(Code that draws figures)
>>>

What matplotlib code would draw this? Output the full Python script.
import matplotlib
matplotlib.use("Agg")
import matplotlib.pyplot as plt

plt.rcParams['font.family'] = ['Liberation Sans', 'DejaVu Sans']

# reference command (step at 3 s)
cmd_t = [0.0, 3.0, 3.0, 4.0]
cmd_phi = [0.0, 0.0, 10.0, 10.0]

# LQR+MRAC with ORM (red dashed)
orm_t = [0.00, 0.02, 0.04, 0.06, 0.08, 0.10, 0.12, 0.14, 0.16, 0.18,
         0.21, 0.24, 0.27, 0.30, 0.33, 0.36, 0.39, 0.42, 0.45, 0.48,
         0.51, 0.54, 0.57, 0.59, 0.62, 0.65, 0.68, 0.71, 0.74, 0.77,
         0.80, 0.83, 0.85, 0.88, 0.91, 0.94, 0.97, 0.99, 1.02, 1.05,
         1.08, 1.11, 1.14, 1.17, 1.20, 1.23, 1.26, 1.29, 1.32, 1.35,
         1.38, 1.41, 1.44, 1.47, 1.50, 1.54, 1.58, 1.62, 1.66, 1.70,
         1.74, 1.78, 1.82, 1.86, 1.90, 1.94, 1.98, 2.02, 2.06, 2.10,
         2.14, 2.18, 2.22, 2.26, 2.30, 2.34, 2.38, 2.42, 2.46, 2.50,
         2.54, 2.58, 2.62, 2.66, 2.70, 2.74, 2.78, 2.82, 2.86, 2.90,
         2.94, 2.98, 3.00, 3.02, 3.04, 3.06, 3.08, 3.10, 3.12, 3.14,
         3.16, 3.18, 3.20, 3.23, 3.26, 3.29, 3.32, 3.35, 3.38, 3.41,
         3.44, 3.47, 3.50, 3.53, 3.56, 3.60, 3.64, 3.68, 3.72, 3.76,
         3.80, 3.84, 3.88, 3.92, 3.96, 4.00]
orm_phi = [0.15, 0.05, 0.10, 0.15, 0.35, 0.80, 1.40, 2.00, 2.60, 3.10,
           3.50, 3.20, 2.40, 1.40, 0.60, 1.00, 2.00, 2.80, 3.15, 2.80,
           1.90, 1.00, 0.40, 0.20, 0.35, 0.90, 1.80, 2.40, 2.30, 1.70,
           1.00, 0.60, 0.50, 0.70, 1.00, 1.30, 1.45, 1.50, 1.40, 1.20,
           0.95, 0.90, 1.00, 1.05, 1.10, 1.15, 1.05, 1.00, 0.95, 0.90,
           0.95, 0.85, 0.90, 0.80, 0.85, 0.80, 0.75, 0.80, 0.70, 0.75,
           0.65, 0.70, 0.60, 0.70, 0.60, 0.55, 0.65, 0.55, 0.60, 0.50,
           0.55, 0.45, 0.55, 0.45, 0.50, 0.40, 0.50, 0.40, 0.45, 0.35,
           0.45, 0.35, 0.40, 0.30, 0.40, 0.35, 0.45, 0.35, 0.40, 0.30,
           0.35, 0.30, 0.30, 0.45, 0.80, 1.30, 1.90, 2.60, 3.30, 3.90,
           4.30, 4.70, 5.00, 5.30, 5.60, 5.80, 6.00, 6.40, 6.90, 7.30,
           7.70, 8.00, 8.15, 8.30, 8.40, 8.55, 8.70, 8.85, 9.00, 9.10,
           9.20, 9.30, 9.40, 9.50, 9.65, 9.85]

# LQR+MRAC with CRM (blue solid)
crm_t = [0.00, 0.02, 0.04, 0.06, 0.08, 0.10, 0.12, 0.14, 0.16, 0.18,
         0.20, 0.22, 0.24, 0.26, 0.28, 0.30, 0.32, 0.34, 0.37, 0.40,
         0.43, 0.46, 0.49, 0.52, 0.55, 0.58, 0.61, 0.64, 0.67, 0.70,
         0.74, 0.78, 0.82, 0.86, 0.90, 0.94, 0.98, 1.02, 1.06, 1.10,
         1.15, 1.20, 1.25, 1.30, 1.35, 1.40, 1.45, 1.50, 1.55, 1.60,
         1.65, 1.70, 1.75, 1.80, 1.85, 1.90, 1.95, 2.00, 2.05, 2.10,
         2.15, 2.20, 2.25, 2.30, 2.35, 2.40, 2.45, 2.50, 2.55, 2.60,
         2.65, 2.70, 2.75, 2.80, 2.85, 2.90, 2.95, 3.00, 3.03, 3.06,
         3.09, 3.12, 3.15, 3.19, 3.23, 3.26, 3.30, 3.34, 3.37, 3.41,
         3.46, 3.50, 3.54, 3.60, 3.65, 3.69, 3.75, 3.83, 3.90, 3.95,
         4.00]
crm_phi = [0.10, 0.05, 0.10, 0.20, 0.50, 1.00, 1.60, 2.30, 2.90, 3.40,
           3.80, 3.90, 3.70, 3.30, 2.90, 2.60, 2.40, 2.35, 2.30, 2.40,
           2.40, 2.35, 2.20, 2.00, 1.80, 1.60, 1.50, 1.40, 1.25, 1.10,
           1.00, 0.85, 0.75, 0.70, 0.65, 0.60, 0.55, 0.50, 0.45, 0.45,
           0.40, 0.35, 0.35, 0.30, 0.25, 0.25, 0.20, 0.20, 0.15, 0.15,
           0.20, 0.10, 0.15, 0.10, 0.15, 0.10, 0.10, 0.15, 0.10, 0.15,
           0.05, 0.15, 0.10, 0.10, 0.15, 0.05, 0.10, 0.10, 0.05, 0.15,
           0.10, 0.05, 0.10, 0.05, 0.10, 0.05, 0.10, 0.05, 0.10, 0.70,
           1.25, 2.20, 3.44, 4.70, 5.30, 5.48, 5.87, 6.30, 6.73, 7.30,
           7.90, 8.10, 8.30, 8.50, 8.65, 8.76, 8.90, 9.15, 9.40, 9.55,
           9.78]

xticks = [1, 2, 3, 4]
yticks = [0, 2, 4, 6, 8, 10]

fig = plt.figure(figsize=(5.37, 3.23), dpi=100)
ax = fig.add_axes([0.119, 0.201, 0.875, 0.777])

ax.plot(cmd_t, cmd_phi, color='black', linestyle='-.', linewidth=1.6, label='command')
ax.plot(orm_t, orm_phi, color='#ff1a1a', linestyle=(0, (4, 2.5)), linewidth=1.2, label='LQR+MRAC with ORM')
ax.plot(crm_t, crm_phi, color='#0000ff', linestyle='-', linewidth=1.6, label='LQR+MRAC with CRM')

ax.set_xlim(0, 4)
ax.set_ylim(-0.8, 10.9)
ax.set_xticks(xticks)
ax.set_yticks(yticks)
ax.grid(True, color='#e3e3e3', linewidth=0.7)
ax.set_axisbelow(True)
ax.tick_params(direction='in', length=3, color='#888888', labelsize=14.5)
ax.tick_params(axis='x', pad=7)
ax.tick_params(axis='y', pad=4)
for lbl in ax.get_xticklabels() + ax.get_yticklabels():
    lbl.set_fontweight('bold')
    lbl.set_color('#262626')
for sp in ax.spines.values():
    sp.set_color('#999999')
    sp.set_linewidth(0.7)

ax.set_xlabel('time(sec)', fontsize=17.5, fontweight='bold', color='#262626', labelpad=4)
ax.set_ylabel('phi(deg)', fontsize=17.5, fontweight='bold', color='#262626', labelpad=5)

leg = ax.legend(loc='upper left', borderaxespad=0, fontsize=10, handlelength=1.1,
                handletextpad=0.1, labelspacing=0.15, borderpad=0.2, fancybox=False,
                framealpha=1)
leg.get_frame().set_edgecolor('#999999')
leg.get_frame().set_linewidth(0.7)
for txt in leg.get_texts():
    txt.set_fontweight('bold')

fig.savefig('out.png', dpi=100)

<<<
>>>

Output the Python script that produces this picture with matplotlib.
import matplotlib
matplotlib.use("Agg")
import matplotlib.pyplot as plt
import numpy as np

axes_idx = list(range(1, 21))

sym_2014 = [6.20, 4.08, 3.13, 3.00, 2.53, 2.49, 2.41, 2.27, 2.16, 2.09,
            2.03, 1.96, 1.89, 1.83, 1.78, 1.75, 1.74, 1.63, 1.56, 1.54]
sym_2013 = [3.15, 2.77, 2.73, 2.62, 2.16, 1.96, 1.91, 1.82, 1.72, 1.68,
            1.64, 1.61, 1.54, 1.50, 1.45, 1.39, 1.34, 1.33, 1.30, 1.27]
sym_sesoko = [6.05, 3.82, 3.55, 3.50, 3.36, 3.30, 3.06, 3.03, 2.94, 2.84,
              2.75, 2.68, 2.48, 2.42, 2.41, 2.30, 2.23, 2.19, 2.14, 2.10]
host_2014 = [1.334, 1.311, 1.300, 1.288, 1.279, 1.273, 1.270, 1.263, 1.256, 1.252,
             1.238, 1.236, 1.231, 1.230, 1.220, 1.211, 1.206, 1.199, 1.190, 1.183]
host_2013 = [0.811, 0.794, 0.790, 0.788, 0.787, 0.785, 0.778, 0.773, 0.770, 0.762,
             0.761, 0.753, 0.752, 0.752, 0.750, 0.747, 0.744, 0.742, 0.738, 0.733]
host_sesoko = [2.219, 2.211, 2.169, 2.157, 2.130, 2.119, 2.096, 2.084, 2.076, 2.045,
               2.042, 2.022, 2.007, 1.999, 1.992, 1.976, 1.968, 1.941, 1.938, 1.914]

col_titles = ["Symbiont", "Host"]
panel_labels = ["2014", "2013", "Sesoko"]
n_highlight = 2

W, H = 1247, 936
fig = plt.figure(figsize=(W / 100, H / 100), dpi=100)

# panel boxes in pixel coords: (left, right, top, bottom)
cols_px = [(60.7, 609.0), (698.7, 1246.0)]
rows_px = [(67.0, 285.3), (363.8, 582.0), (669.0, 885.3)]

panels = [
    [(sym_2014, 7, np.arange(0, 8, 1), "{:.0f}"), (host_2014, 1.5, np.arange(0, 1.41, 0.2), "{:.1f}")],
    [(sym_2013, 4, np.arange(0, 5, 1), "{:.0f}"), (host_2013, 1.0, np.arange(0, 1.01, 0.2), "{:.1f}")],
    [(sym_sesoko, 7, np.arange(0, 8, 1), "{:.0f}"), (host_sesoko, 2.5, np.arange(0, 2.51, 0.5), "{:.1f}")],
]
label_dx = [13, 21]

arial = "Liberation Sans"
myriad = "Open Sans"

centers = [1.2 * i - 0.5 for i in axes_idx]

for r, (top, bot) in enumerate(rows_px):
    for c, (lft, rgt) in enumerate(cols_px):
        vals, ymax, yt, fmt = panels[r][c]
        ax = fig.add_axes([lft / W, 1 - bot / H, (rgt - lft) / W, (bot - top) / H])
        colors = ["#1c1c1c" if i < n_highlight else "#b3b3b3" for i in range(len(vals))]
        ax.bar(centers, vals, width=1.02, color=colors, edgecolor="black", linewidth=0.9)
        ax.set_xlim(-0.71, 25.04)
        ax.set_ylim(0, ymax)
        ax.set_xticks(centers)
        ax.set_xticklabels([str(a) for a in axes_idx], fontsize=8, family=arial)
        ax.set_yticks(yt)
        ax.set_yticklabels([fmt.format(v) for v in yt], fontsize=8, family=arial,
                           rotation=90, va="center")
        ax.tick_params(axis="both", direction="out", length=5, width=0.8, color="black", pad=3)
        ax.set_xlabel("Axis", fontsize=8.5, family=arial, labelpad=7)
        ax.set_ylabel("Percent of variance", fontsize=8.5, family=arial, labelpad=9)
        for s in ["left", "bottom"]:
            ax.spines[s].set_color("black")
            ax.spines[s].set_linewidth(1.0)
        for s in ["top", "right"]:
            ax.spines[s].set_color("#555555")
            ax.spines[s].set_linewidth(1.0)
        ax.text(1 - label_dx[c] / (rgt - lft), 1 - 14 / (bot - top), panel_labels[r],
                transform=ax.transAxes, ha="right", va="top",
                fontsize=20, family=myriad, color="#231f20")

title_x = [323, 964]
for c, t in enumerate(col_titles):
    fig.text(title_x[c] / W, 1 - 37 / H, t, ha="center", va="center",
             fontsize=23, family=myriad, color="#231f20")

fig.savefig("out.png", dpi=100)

<<<
>>>

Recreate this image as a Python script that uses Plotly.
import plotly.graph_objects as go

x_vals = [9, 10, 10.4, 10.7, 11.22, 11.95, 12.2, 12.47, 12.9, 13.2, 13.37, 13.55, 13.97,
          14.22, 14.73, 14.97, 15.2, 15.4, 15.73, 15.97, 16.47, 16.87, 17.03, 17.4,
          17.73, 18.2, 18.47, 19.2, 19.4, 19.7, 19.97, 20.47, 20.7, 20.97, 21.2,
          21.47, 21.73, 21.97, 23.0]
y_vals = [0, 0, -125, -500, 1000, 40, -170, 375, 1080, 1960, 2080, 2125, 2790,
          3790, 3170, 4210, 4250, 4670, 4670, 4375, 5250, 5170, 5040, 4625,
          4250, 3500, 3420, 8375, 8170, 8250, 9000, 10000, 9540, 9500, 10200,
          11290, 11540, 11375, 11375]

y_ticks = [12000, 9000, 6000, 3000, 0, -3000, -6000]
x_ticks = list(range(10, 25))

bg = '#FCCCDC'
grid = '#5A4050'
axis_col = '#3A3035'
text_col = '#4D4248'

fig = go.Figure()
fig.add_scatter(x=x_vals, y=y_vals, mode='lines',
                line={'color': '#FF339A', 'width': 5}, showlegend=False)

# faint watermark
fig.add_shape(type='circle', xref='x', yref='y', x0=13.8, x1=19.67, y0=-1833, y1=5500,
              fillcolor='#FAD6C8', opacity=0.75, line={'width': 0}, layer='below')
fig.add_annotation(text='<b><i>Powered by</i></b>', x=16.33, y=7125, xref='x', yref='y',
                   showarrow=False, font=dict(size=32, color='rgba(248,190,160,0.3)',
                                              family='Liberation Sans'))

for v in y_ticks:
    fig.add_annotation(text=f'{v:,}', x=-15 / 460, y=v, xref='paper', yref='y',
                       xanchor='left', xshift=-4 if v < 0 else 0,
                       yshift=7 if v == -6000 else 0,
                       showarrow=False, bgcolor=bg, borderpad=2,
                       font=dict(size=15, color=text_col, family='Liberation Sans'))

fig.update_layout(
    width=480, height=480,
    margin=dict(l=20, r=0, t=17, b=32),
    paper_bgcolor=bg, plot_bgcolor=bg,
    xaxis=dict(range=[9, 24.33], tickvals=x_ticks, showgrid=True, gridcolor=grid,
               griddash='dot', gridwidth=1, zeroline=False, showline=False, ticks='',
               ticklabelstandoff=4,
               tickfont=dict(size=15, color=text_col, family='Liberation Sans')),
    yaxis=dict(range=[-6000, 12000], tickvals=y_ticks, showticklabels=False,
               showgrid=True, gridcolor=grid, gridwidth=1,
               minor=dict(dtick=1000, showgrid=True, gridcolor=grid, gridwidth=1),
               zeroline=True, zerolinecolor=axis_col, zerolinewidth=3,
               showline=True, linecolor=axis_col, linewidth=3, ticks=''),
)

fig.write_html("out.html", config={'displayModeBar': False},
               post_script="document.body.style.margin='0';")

<<<

■ Aim: Please return, exactly as they appear, the lines starting at the one that contains "What matplotlib code" and ending at the one that contains "cmd_phi = [0.0, 0.0, 10.0, 10.0]".

■ Response to this exercise:
What matplotlib code would draw this? Output the full Python script.
import matplotlib
matplotlib.use("Agg")
import matplotlib.pyplot as plt

plt.rcParams['font.family'] = ['Liberation Sans', 'DejaVu Sans']

# reference command (step at 3 s)
cmd_t = [0.0, 3.0, 3.0, 4.0]
cmd_phi = [0.0, 0.0, 10.0, 10.0]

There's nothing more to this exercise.